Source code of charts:
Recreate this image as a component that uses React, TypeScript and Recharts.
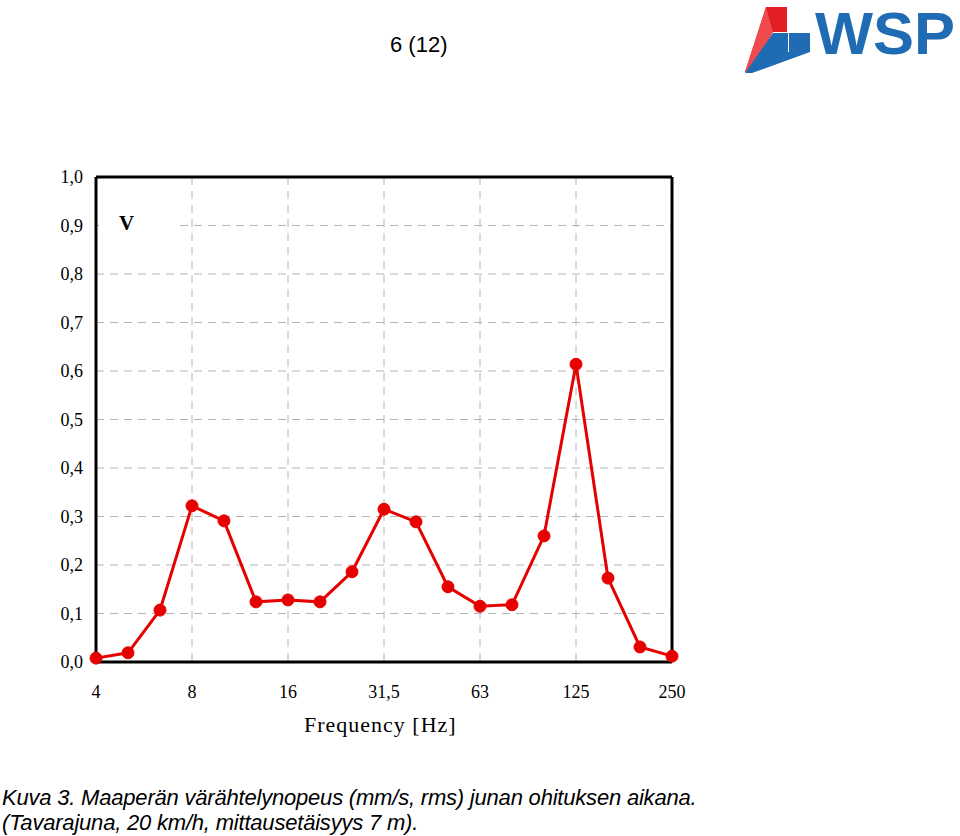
import React from 'react';
import {
  LineChart,
  Line,
  XAxis,
  YAxis,
  CartesianGrid,
  ReferenceLine,
  ReferenceArea,
} from 'recharts';

// Third-octave band centre frequencies (labels)
const bandLabels = ['4', '5', '6,3', '8', '10', '12,5', '16', '20', '25', '31,5', '40', '50', '63', '80', '100', '125', '160', '200', '250'];
// Ground vibration velocity (mm/s, rms)
const velocity = [0.008, 0.019, 0.107, 0.322, 0.291, 0.124, 0.128, 0.124, 0.186, 0.315, 0.289, 0.155, 0.115, 0.118, 0.26, 0.614, 0.173, 0.031, 0.012];
// Octave tick positions (band index)
const octaveTicks = [0, 3, 6, 9, 12, 15, 18];
const midOctaveTicks = [1.5, 4.5, 7.5, 10.5, 13.5, 16.5];
const yTicks = [0, 0.1, 0.2, 0.3, 0.4, 0.5, 0.6, 0.7, 0.8, 0.9, 1.0];
const yMinorTicks = [0.05, 0.15, 0.25, 0.35, 0.45, 0.55, 0.65, 0.75, 0.85, 0.95];

const data = velocity.map((v, i) => ({ idx: i, v }));

const serif = '"Liberation Serif", "Times New Roman", serif';
const sans = '"Liberation Sans", Arial, sans-serif';

export default function App() {
  return (
    <div style={{ position: 'absolute', left: 0, top: 0, width: 960, height: 836, background: '#fff', overflow: 'hidden' }}>
      <div style={{ position: 'absolute', left: 390, top: 32, fontFamily: sans, fontSize: 22, lineHeight: '26px', color: '#000' }}>6 (12)</div>

      <svg style={{ position: 'absolute', left: 0, top: 0 }} width={960} height={80}>
        <polygon points="766,7 787,7 787,32 773,32 751,69 745,72" fill="#e31e24" />
        <polygon points="766,7 773,32 751,69 745,72" fill="#f04a4e" />
        <polygon points="773,33 788,33 788,52 810,52 752,73 745,73" fill="#1f6cb4" />
        <rect x={789} y={33} width={21} height={19} fill="#1f6cb4" />
        <text x={815} y={54} fontFamily={sans} fontWeight="bold" fontSize={60} fill="#1f6cb4" textLength={140} lengthAdjust="spacingAndGlyphs">WSP</text>
      </svg>

      <div style={{ position: 'absolute', left: 0, top: 0 }}>
        <LineChart
          width={960}
          height={836}
          data={data}
          margin={{ top: 177, right: 288, left: 36, bottom: 144 }}
        >
          <CartesianGrid
            stroke="#b4b4b4"
            strokeDasharray="8 6"
            strokeWidth={1}
            horizontalValues={yTicks}
            verticalValues={octaveTicks}
          />
          <XAxis
            dataKey="idx"
            type="number"
            domain={[0, 18]}
            ticks={octaveTicks}
            tickFormatter={(v: number) => bandLabels[v]}
            axisLine={{ stroke: '#000', strokeWidth: 3 }}
            tickLine={false}
            tickSize={0}
            tickMargin={23}
            height={30}
            tick={{ fill: '#000', fontSize: 18, fontFamily: serif }}
            interval={0}
          />
          <XAxis
            xAxisId="minor"
            dataKey="idx"
            type="number"
            domain={[0, 18]}
            ticks={midOctaveTicks}
            tickFormatter={() => ''}
            axisLine={false}
            tickLine={{ stroke: '#999' }}
            tickSize={5}
            mirror
            height={0}
            interval={0}
          />
          <YAxis
            type="number"
            domain={[0, 1]}
            ticks={yTicks}
            tickFormatter={(v: number) => v.toFixed(1).replace('.', ',')}
            axisLine={{ stroke: '#000', strokeWidth: 3 }}
            tickLine={false}
            tickSize={0}
            tickMargin={13}
            width={60}
            tick={{ fill: '#000', fontSize: 18, fontFamily: serif }}
            interval={0}
          />
          <YAxis
            yAxisId="minor"
            type="number"
            domain={[0, 1]}
            ticks={yMinorTicks}
            tickFormatter={() => ''}
            axisLine={false}
            tickLine={{ stroke: '#999' }}
            tickSize={5}
            mirror
            width={0}
            interval={0}
          />
          <ReferenceArea x1={0.1} x2={2.45} y1={0.88} y2={0.92} fill="#fff" fillOpacity={1} stroke="none" ifOverflow="visible" />
          <ReferenceLine y={1} stroke="#000" strokeWidth={3} ifOverflow="visible" />
          <ReferenceLine x={18} stroke="#000" strokeWidth={3} ifOverflow="visible" />
          <Line
            dataKey="v"
            type="linear"
            stroke="#e60000"
            strokeWidth={3}
            dot={{ r: 6, fill: '#e60000', stroke: '#e60000', strokeWidth: 1 }}
            isAnimationActive={false}
          />
        </LineChart>
      </div>

      <div style={{ position: 'absolute', left: 119, top: 211, fontFamily: serif, fontWeight: 'bold', fontSize: 21, color: '#000' }}>V</div>
      <div style={{ position: 'absolute', left: 304, top: 712, fontFamily: serif, fontSize: 22, letterSpacing: 1, lineHeight: '26px', color: '#000' }}>Frequency [Hz]</div>

      <div style={{ position: 'absolute', left: 2, top: 785, fontFamily: sans, fontStyle: 'italic', fontSize: 22, letterSpacing: -0.2, lineHeight: '25px', color: '#000' }}>
        Kuva 3. Maaperän värähtelynopeus (mm/s, rms) junan ohituksen aikana.
        <br />
        (Tavarajuna, 20 km/h, mittausetäisyys 7 m).
      </div>
    </div>
  );
}
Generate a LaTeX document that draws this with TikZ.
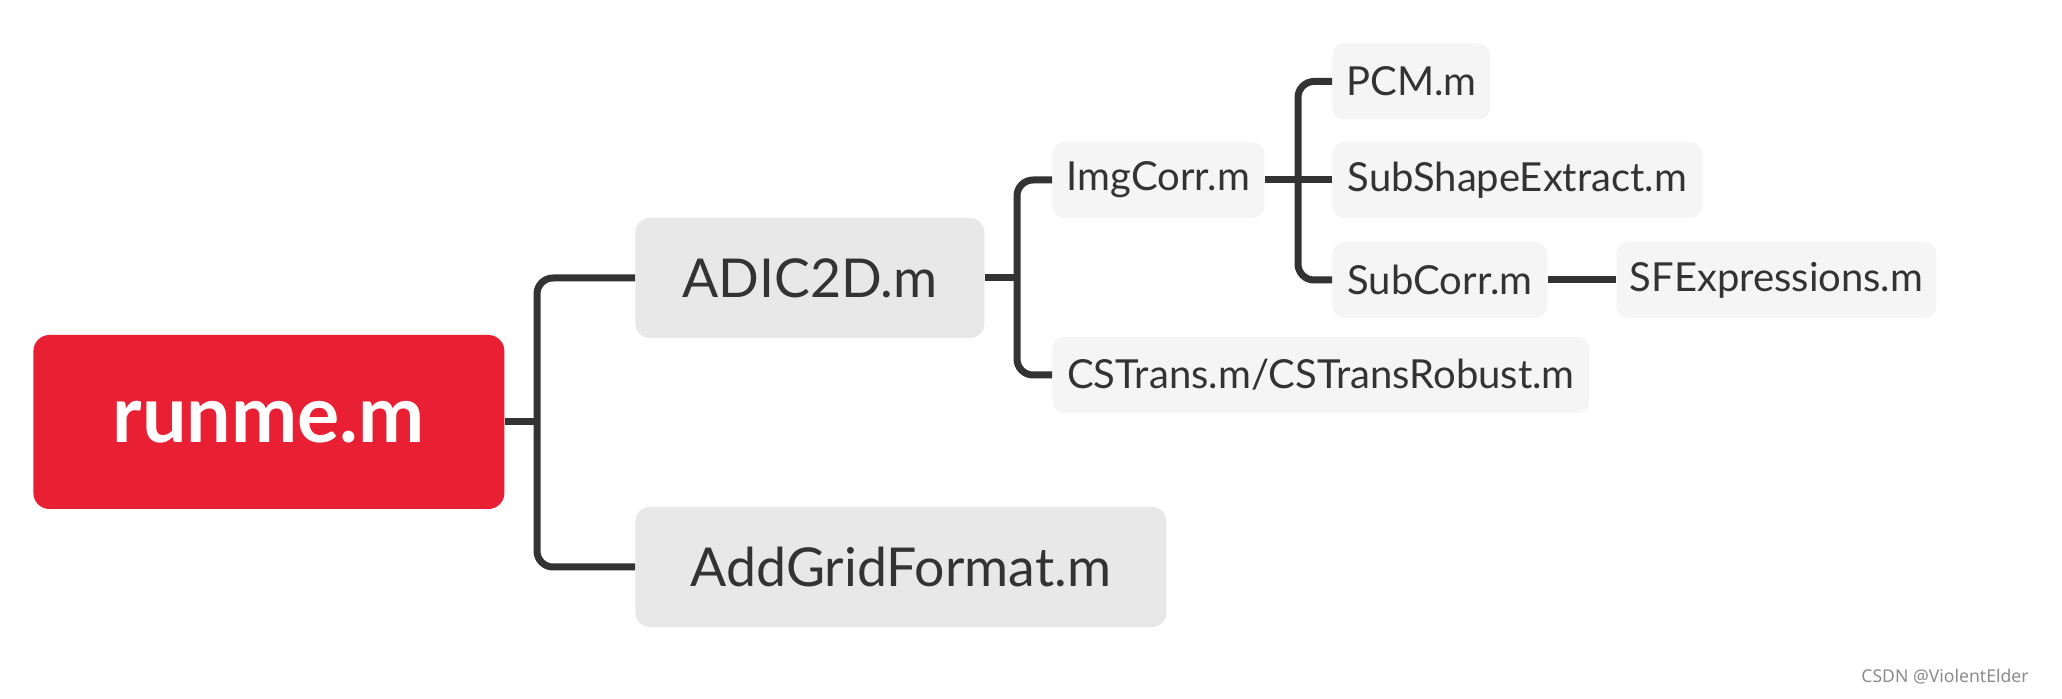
\documentclass[tikz,border=0pt]{standalone}
\usepackage{fontspec}
\setmainfont{Lato}
\newfontfamily\markfont{Noto Sans}
\usepackage{tikz}
\definecolor{RootRed}{HTML}{E91F33}
\definecolor{BranchGray}{HTML}{333333}
\definecolor{TopicGray}{HTML}{E8E8E8}
\definecolor{SubGray}{HTML}{F5F5F5}
\definecolor{TextGray}{HTML}{333333}
\tikzset{
  % nodi della mappa
  topic/.style={rounded corners=6pt,inner sep=0pt,text=TextGray,anchor=west},
  topic root/.style={topic,rounded corners=8pt,fill=RootRed,text=white,
    font=\fontsize{39.5}{41}\selectfont\bfseries,minimum height=87pt},
  topic main/.style={topic,rounded corners=7pt,fill=TopicGray,
    font=\fontsize{26.8}{28}\selectfont,minimum height=60pt},
  topic sub/.style={topic,fill=SubGray,font=\fontsize{20}{22}\selectfont,minimum height=38pt},
  % rami
  branch/.style={line width=3.5pt,BranchGray,rounded corners=8pt}
}
\begin{document}
\begin{tikzpicture}[x=0.5pt,y=-0.5pt]
  \useasboundingbox[fill=white] (0,0) rectangle (2062,699);
  \node[topic root,minimum width=235.5pt] (runme) at (33,422) {runme.m};
  \node[topic main,minimum width=174.5pt] (adic) at (635,278) {ADIC2D.m};
  \node[topic main,minimum width=265.5pt] (addgrid) at (635,567) {AddGridFormat.m};
  \node[topic sub,minimum width=106pt] (imgcorr) at (1052,180) {ImgCorr.m};
  \node[topic sub,minimum width=268.5pt] (cstrans) at (1052,375) {CSTrans.m/CSTransRobust.m};
  \node[topic sub,minimum width=79pt] (pcm) at (1332,81.5) {PCM.m};
  \node[topic sub,minimum width=185pt] (subshape) at (1332,180) {SubShapeExtract.m};
  \node[topic sub,minimum width=107.5pt] (subcorr) at (1332,280) {SubCorr.m};
  \node[topic sub,minimum width=160pt] (sfexpr) at (1616,280) {SFExpressions.m};
  \coordinate (j1) at (537,422);
  \coordinate (j2) at (1017,278);
  \coordinate (j3) at (1298,180);
  \draw[branch] (runme.east) -- (j1);
  \draw[branch] (adic.west) -| (j1 |- addgrid.west) -- (addgrid.west);
  \draw[branch] (adic.east) -- (j2);
  \draw[branch] (imgcorr.west) -| (j2 |- cstrans.west) -- (cstrans.west);
  \draw[branch] (imgcorr.east) -- (subshape.west);
  \draw[branch] (pcm.west) -| (j3 |- subcorr.west) -- (subcorr.west);
  \draw[branch] (subcorr.east) -- (sfexpr.west);
  \node[font=\markfont\fontsize{8.8}{10}\selectfont,text=black!45] (mark) at (1945,677) {CSDN @ViolentElder};
\end{tikzpicture}
\end{document}
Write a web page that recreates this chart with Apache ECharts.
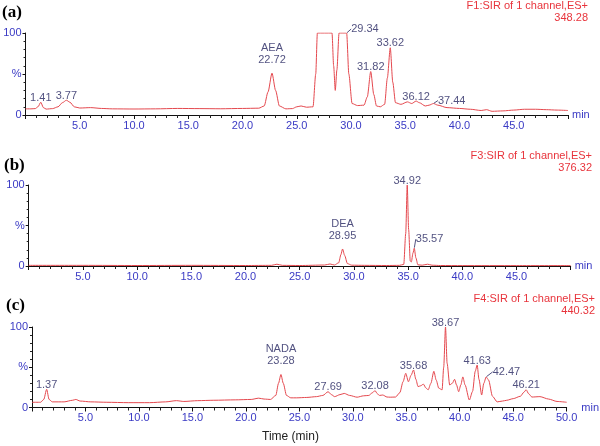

**Direction**
Collect every line from the records above that contains the word "React".

**Task solution**
Recreate this image as a component that uses React, TypeScript and Recharts.
import React from 'react';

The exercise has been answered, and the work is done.